Amy Peterson is a kindred soul out here in the internet, and I'm grateful she invited me to be part of a series of guest posts she's hosting on the growing up of faith. I was invited to share a moment in my life when my confident answers turned to questions, when I moved from naive faith to something richer. Here's a little of what I'm sharing over at her place today:
Nineteen sounds so young now. But by the time I finished sophomore year I was old in the ways of late-adolescence. In college-time, when seasons move slow and every night is a different adventure, two years is equal to five in real life. Friends everywhere, events to plan, meetings to attend, pranks to play. I breathed deep the reckless joy of my own freedom then. I wanted to do everything so I did everything (and got by with as little sleep as possible.)

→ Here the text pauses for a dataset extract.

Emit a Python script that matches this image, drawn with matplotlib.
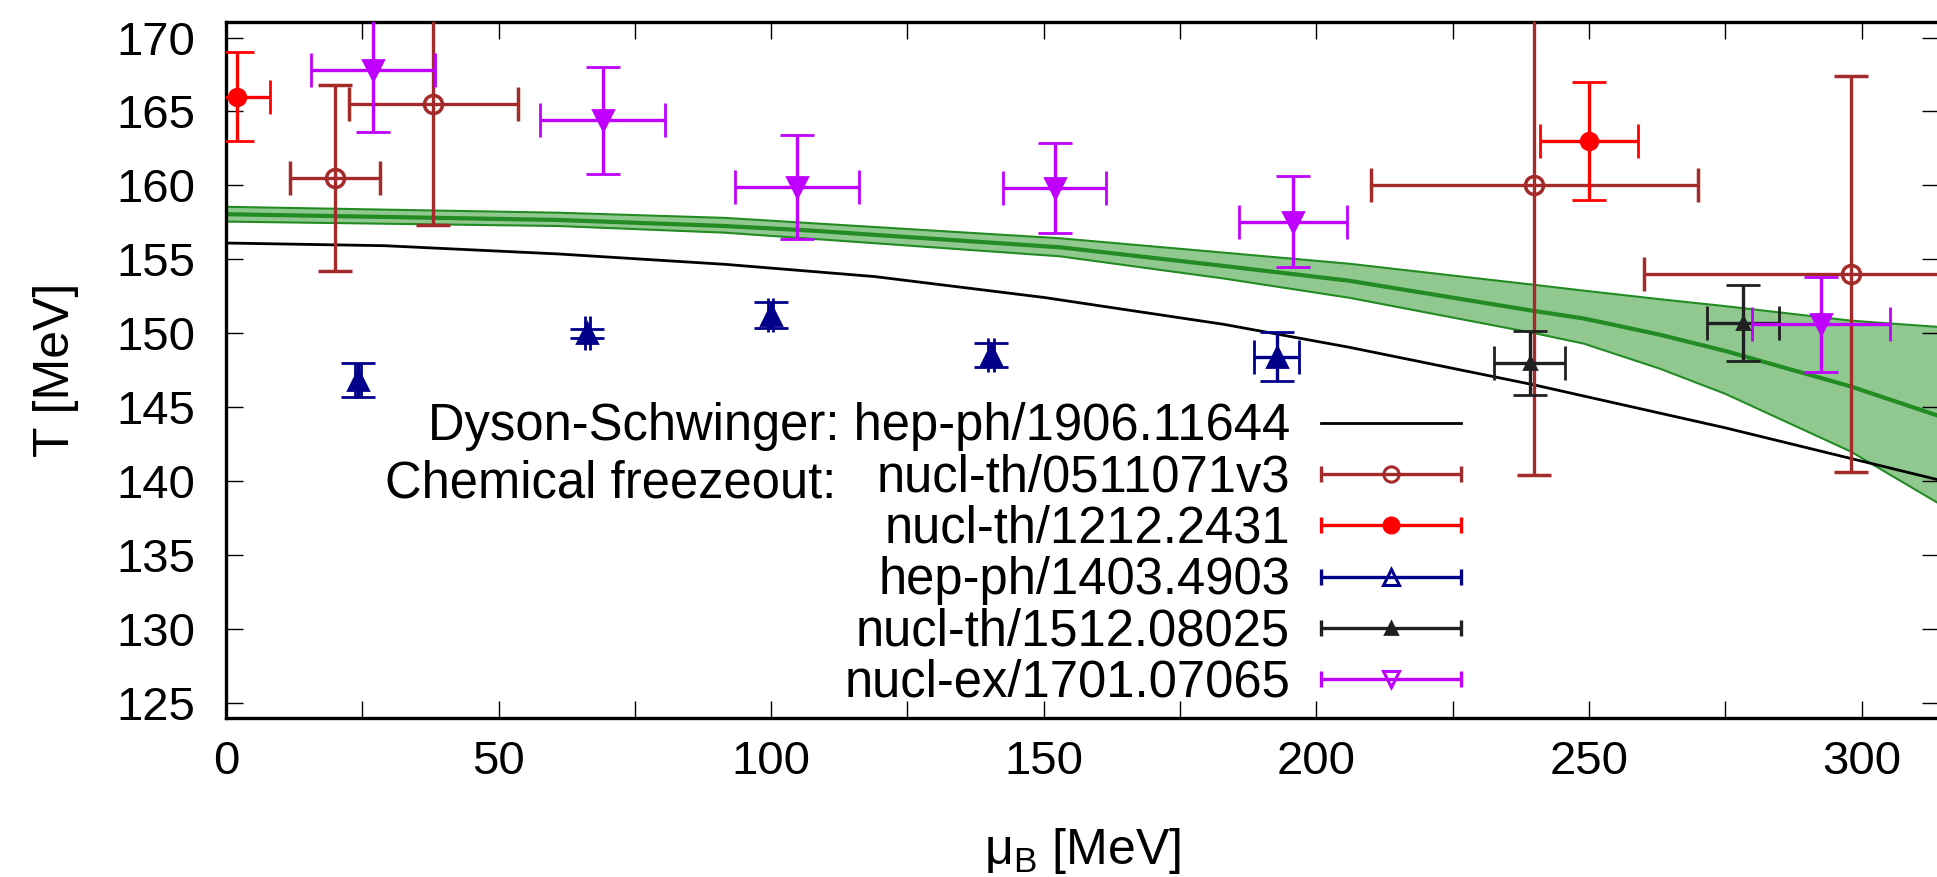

Relationships felt so complicated then and my college’s culture of fiery evangelical faith made everything more intense. We were all charged electric, so of course we scorched one another and carried our burns with us into adulthood.
My sophomore year I got to know a boy who ran with a crowd that prayed a lot, evangelized a lot, and didn’t date—only courted. He visited me some mornings in the campus bowling alley where I worked spraying shoes. He sat on the counter beside the plexiglass sliding window, while I signed out billiard balls and controlled the music. One morning, sitting on that counter, he whispered: “Micha, I’ve been praying about this a lot. I’m interested in you. I’d like to court you.”
I fumbled the notebook in front of me and stared around the room for a friend to say hello to or a student who needed my assistance. “Will you pray about it?” he asked.